+++ GIVEN INFORMATION +++

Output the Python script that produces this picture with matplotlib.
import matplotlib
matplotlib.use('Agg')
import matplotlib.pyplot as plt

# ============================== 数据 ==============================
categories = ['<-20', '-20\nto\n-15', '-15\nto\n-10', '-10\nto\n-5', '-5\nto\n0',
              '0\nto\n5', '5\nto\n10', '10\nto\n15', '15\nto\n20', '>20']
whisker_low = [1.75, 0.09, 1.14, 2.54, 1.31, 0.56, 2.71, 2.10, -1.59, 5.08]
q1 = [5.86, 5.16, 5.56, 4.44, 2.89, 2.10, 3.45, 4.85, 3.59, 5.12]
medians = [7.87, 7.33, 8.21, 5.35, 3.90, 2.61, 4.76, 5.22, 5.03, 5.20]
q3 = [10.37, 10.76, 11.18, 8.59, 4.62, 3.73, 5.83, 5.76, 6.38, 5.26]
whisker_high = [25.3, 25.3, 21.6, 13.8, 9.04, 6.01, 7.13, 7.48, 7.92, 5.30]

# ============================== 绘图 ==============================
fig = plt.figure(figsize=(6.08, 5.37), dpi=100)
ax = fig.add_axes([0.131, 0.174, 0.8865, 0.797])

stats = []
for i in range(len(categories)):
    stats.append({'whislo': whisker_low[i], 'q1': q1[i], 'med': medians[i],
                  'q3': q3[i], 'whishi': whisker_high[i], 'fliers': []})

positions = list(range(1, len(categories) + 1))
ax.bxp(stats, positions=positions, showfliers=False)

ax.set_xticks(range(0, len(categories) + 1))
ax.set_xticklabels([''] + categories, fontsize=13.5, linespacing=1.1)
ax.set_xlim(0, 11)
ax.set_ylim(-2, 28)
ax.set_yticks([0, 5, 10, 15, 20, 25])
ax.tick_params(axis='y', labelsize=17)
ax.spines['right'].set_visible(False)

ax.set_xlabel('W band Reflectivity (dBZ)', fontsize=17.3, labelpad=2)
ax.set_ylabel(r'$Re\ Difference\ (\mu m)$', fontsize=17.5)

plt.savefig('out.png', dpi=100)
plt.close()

+++

■ DIRECTIONS FOR THIS TASK ■
Copy out every line of the listing that contains the string "matplotlib".

■ EXERCISE RESPONSE ■
Output the Python script that produces this picture with matplotlib.
import matplotlib
matplotlib.use('Agg')
import matplotlib.pyplot as plt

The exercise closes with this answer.